#### Stored records ####
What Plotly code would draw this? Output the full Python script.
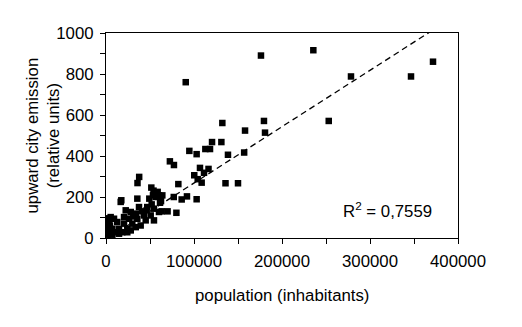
import plotly.graph_objects as go

population = [90600, 176100, 235600, 278400, 346600, 371600, 253100, 132200, 179500, 158000,
              180700, 120500, 131100, 94700, 103000, 112900, 118200, 138600, 157000, 106800,
              111400, 116500, 100300, 104200, 108700, 135800, 150000, 103000, 92000, 86000,
              77000, 80000, 70000, 63300, 72600, 77200, 82200, 37700, 35800, 51500,
              54000, 58700, 64000, 62500, 61400, 53400, 60200, 35600, 17400, 16700,
              56500, 37500, 46900, 54500, 22400, 28100, 33800, 43200, 50800, 60200,
              20500, 26100, 35600, 45100, 54500, 5300, 9100, 12800, 3400, 20500,
              29900, 39400, 1500, 7200, 14800, 24200, 33800, 3400, 11000, 18500,
              28100, 1500, 7200, 14800, 24200, 2300, 4500, 49200, 51900, 46200,
              41000, 31000]
emission = [760, 890, 916, 788, 788, 860, 571, 561, 571, 524,
            514, 468, 468, 425, 409, 434, 434, 406, 417, 342,
            318, 337, 306, 287, 270, 267, 267, 189, 203, 188,
            200, 123, 130, 130, 374, 356, 263, 298, 268, 246,
            231, 225, 208, 180, 172, 208, 208, 192, 184, 176,
            200, 151, 151, 143, 135, 127, 119, 110, 110, 127,
            102, 94, 94, 86, 86, 102, 94, 78, 70, 70,
            70, 61, 45, 45, 45, 45, 53, 28, 28, 28,
            37, 16, 16, 21, 28, 96, 61, 192, 164, 135,
            130, 105]

trend_slope = 0.00275
trend_intercept = -7
r2_label = "R<sup>2</sup> = 0,7559"

x_ticks = [0, 100000, 200000, 300000, 400000]
y_ticks = [0, 200, 400, 600, 800, 1000]

FONT = "Liberation Sans, Arial, sans-serif"
FS = 16.8

trend_x = [min(population), max(population)]
trend_y = [trend_slope * v + trend_intercept for v in trend_x]

fig = go.Figure()
fig.add_trace(go.Scatter(
    x=trend_x, y=trend_y, mode="lines",
    line=dict(color="black", width=1.3, dash="6px,4px"),
    showlegend=False, hoverinfo="skip"))
fig.add_trace(go.Scatter(
    x=population, y=emission, mode="markers",
    marker=dict(symbol="square", size=6.5, color="black", line=dict(width=0)),
    showlegend=False))

fig.update_layout(
    width=522, height=327,
    margin=dict(l=106, r=64, t=33, b=89),
    paper_bgcolor="white", plot_bgcolor="white",
    font=dict(family=FONT, size=FS, color="black"),
    xaxis=dict(range=[0, 400000], tickvals=x_ticks, ticktext=[str(v) for v in x_ticks],
               ticks="outside", ticklen=5, tickcolor="black", tickwidth=1,
               ticklabelstandoff=3,
               minor=dict(dtick=50000, ticks="outside", ticklen=5, tickcolor="black"),
               showline=True, linecolor="black", linewidth=1, mirror=True,
               showgrid=False, zeroline=False, tickfont=dict(size=FS)),
    yaxis=dict(range=[0, 1000], tickvals=y_ticks, ticktext=[str(v) for v in y_ticks],
               ticks="outside", ticklen=5, tickcolor="black", tickwidth=1,
               ticklabelstandoff=3,
               minor=dict(dtick=100, ticks="outside", ticklen=5, tickcolor="black"),
               showline=True, linecolor="black", linewidth=1, mirror=True,
               showgrid=False, zeroline=False, tickfont=dict(size=FS)),
    annotations=[
        dict(text=r2_label, xref="x", yref="y", x=320000, y=135, showarrow=False,
             xanchor="center", yanchor="middle", font=dict(size=FS)),
        dict(text="upward city emission<br>(relative units)", xref="paper", yref="paper",
             x=0, y=0.5, xshift=-63, showarrow=False, textangle=-90,
             xanchor="center", yanchor="middle", font=dict(size=FS)),
        dict(text="population (inhabitants)", xref="paper", yref="paper",
             x=0.5, y=0, yshift=-57, showarrow=False,
             xanchor="center", yanchor="middle", font=dict(size=FS)),
    ],
)

fig.write_html("out.html", config={"displayModeBar": False},
               post_script="document.body.style.margin='0';")
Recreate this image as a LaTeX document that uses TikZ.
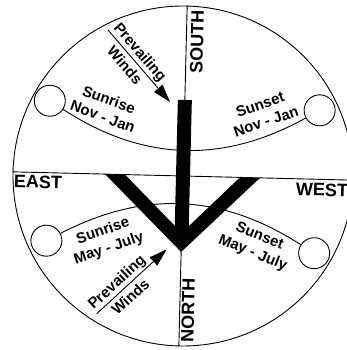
\documentclass[tikz,border=0pt]{standalone}
\usepackage{fontspec}
\setmainfont{Liberation Sans}
\usetikzlibrary{arrows.meta,calc}
\tikzset{
  dial/.style={circle,draw,line width=0.9pt,minimum size=340pt,inner sep=0pt},
  dialline/.style={line width=0.9pt},
  sunspot/.style={circle,draw,line width=0.9pt,minimum size=31pt,inner sep=0pt},
  sunlabel/.style={font=\fontsize{15}{18}\selectfont\bfseries,align=center,inner sep=0pt},
  windlabel/.style={font=\fontsize{15}{20.5}\selectfont\bfseries,align=center,inner sep=0pt},
  compasslabel/.style={font=\fontsize{18}{20}\selectfont\bfseries,inner sep=0pt},
  windarrow/.style={-{Triangle[length=18pt,width=11pt]},line width=0.9pt}
}
\begin{document}
\begin{tikzpicture}[x=1pt,y=1pt]
  \useasboundingbox (-183,-174) rectangle (164,176);
  \clip (-183,-174) rectangle (164,176);
  \begin{scope}[rotate=-1.4,transform shape]
  \node[dial] (dial) at (0,0) {};
  \draw[dialline] (dial.north) -- (dial.south);
  \draw[dialline] (dial.west) -- (dial.east);
  % sun positions and paths
  \node[sunspot] (risewinter) at (-135,72) {};
  \node[sunspot] (setwinter) at (135,69) {};
  \node[sunspot] (risesummer) at (-135,-68) {};
  \node[sunspot] (setsummer) at (133,-74) {};
  \draw[dialline] (risewinter) to[bend right=31] (setwinter);
  \draw[dialline] (risesummer) to[bend left=30] (setsummer);
  \node[sunlabel,rotate=-18.6] (risewinterlab) at (-78.7,66.1) {Sunrise\\Nov - Jan};
  \node[sunlabel,rotate=20.4] (setwinterlab) at (78.5,65) {Sunset\\Nov - Jan};
  \node[sunlabel,rotate=20.4] (risesummerlab) at (-75.4,-65.9) {Sunrise\\May - July};
  \node[sunlabel,rotate=-20.6] (setsummerlab) at (74.7,-67.2) {Sunset\\May - July};
  % pointer
  \fill (-7,76) -- (7,76) -- (7,-50) -- (57,0) -- (77,0) -- (0,-76)
    -- (-78,0) -- (-58,0) -- (-7,-50) -- cycle;
  % compass points
  \node[compasslabel,rotate=90] (south) at (10.7,134.3) {SOUTH};
  \node[compasslabel,rotate=90] (north) at (8.3,-134) {NORTH};
  \node[compasslabel] (east) at (-144.9,-9.5) {EAST};
  \node[compasslabel] (west) at (139.3,-10.6) {WEST};
  % prevailing winds
  \coordinate (windtail1) at (-78.6,144.2);
  \coordinate (windtip1) at (-14.8,73.7);
  \draw[windarrow] (windtail1) -- (windtip1);
  \node[windlabel,rotate=-47.9] (wind1) at ($(windtail1)!0.4!(windtip1)$) {Prevailing\\Winds};
  \coordinate (windtail2) at (-82.9,-139.8);
  \coordinate (windtip2) at (-14.5,-73.7);
  \draw[windarrow] (windtail2) -- (windtip2);
  \node[windlabel,rotate=44] (wind2) at ($(windtail2)!0.38!(windtip2)$) {Prevailing\\Winds};
  \end{scope}
\end{tikzpicture}
\end{document}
####
Your objective: Make an exact reproduction of the listing above, without any pictures.

Task answer:
What Plotly code would draw this? Output the full Python script.
import plotly.graph_objects as go

population = [90600, 176100, 235600, 278400, 346600, 371600, 253100, 132200, 179500, 158000,
              180700, 120500, 131100, 94700, 103000, 112900, 118200, 138600, 157000, 106800,
              111400, 116500, 100300, 104200, 108700, 135800, 150000, 103000, 92000, 86000,
              77000, 80000, 70000, 63300, 72600, 77200, 82200, 37700, 35800, 51500,
              54000, 58700, 64000, 62500, 61400, 53400, 60200, 35600, 17400, 16700,
              56500, 37500, 46900, 54500, 22400, 28100, 33800, 43200, 50800, 60200,
              20500, 26100, 35600, 45100, 54500, 5300, 9100, 12800, 3400, 20500,
              29900, 39400, 1500, 7200, 14800, 24200, 33800, 3400, 11000, 18500,
              28100, 1500, 7200, 14800, 24200, 2300, 4500, 49200, 51900, 46200,
              41000, 31000]
emission = [760, 890, 916, 788, 788, 860, 571, 561, 571, 524,
            514, 468, 468, 425, 409, 434, 434, 406, 417, 342,
            318, 337, 306, 287, 270, 267, 267, 189, 203, 188,
            200, 123, 130, 130, 374, 356, 263, 298, 268, 246,
            231, 225, 208, 180, 172, 208, 208, 192, 184, 176,
            200, 151, 151, 143, 135, 127, 119, 110, 110, 127,
            102, 94, 94, 86, 86, 102, 94, 78, 70, 70,
            70, 61, 45, 45, 45, 45, 53, 28, 28, 28,
            37, 16, 16, 21, 28, 96, 61, 192, 164, 135,
            130, 105]

trend_slope = 0.00275
trend_intercept = -7
r2_label = "R<sup>2</sup> = 0,7559"

x_ticks = [0, 100000, 200000, 300000, 400000]
y_ticks = [0, 200, 400, 600, 800, 1000]

FONT = "Liberation Sans, Arial, sans-serif"
FS = 16.8

trend_x = [min(population), max(population)]
trend_y = [trend_slope * v + trend_intercept for v in trend_x]

fig = go.Figure()
fig.add_trace(go.Scatter(
    x=trend_x, y=trend_y, mode="lines",
    line=dict(color="black", width=1.3, dash="6px,4px"),
    showlegend=False, hoverinfo="skip"))
fig.add_trace(go.Scatter(
    x=population, y=emission, mode="markers",
    marker=dict(symbol="square", size=6.5, color="black", line=dict(width=0)),
    showlegend=False))

fig.update_layout(
    width=522, height=327,
    margin=dict(l=106, r=64, t=33, b=89),
    paper_bgcolor="white", plot_bgcolor="white",
    font=dict(family=FONT, size=FS, color="black"),
    xaxis=dict(range=[0, 400000], tickvals=x_ticks, ticktext=[str(v) for v in x_ticks],
               ticks="outside", ticklen=5, tickcolor="black", tickwidth=1,
               ticklabelstandoff=3,
               minor=dict(dtick=50000, ticks="outside", ticklen=5, tickcolor="black"),
               showline=True, linecolor="black", linewidth=1, mirror=True,
               showgrid=False, zeroline=False, tickfont=dict(size=FS)),
    yaxis=dict(range=[0, 1000], tickvals=y_ticks, ticktext=[str(v) for v in y_ticks],
               ticks="outside", ticklen=5, tickcolor="black", tickwidth=1,
               ticklabelstandoff=3,
               minor=dict(dtick=100, ticks="outside", ticklen=5, tickcolor="black"),
               showline=True, linecolor="black", linewidth=1, mirror=True,
               showgrid=False, zeroline=False, tickfont=dict(size=FS)),
    annotations=[
        dict(text=r2_label, xref="x", yref="y", x=320000, y=135, showarrow=False,
             xanchor="center", yanchor="middle", font=dict(size=FS)),
        dict(text="upward city emission<br>(relative units)", xref="paper", yref="paper",
             x=0, y=0.5, xshift=-63, showarrow=False, textangle=-90,
             xanchor="center", yanchor="middle", font=dict(size=FS)),
        dict(text="population (inhabitants)", xref="paper", yref="paper",
             x=0.5, y=0, yshift=-57, showarrow=False,
             xanchor="center", yanchor="middle", font=dict(size=FS)),
    ],
)

fig.write_html("out.html", config={"displayModeBar": False},
               post_script="document.body.style.margin='0';")
Recreate this image as a LaTeX document that uses TikZ.
\documentclass[tikz,border=0pt]{standalone}
\usepackage{fontspec}
\setmainfont{Liberation Sans}
\usetikzlibrary{arrows.meta,calc}
\tikzset{
  dial/.style={circle,draw,line width=0.9pt,minimum size=340pt,inner sep=0pt},
  dialline/.style={line width=0.9pt},
  sunspot/.style={circle,draw,line width=0.9pt,minimum size=31pt,inner sep=0pt},
  sunlabel/.style={font=\fontsize{15}{18}\selectfont\bfseries,align=center,inner sep=0pt},
  windlabel/.style={font=\fontsize{15}{20.5}\selectfont\bfseries,align=center,inner sep=0pt},
  compasslabel/.style={font=\fontsize{18}{20}\selectfont\bfseries,inner sep=0pt},
  windarrow/.style={-{Triangle[length=18pt,width=11pt]},line width=0.9pt}
}
\begin{document}
\begin{tikzpicture}[x=1pt,y=1pt]
  \useasboundingbox (-183,-174) rectangle (164,176);
  \clip (-183,-174) rectangle (164,176);
  \begin{scope}[rotate=-1.4,transform shape]
  \node[dial] (dial) at (0,0) {};
  \draw[dialline] (dial.north) -- (dial.south);
  \draw[dialline] (dial.west) -- (dial.east);
  % sun positions and paths
  \node[sunspot] (risewinter) at (-135,72) {};
  \node[sunspot] (setwinter) at (135,69) {};
  \node[sunspot] (risesummer) at (-135,-68) {};
  \node[sunspot] (setsummer) at (133,-74) {};
  \draw[dialline] (risewinter) to[bend right=31] (setwinter);
  \draw[dialline] (risesummer) to[bend left=30] (setsummer);
  \node[sunlabel,rotate=-18.6] (risewinterlab) at (-78.7,66.1) {Sunrise\\Nov - Jan};
  \node[sunlabel,rotate=20.4] (setwinterlab) at (78.5,65) {Sunset\\Nov - Jan};
  \node[sunlabel,rotate=20.4] (risesummerlab) at (-75.4,-65.9) {Sunrise\\May - July};
  \node[sunlabel,rotate=-20.6] (setsummerlab) at (74.7,-67.2) {Sunset\\May - July};
  % pointer
  \fill (-7,76) -- (7,76) -- (7,-50) -- (57,0) -- (77,0) -- (0,-76)
    -- (-78,0) -- (-58,0) -- (-7,-50) -- cycle;
  % compass points
  \node[compasslabel,rotate=90] (south) at (10.7,134.3) {SOUTH};
  \node[compasslabel,rotate=90] (north) at (8.3,-134) {NORTH};
  \node[compasslabel] (east) at (-144.9,-9.5) {EAST};
  \node[compasslabel] (west) at (139.3,-10.6) {WEST};
  % prevailing winds
  \coordinate (windtail1) at (-78.6,144.2);
  \coordinate (windtip1) at (-14.8,73.7);
  \draw[windarrow] (windtail1) -- (windtip1);
  \node[windlabel,rotate=-47.9] (wind1) at ($(windtail1)!0.4!(windtip1)$) {Prevailing\\Winds};
  \coordinate (windtail2) at (-82.9,-139.8);
  \coordinate (windtip2) at (-14.5,-73.7);
  \draw[windarrow] (windtail2) -- (windtip2);
  \node[windlabel,rotate=44] (wind2) at ($(windtail2)!0.38!(windtip2)$) {Prevailing\\Winds};
  \end{scope}
\end{tikzpicture}
\end{document}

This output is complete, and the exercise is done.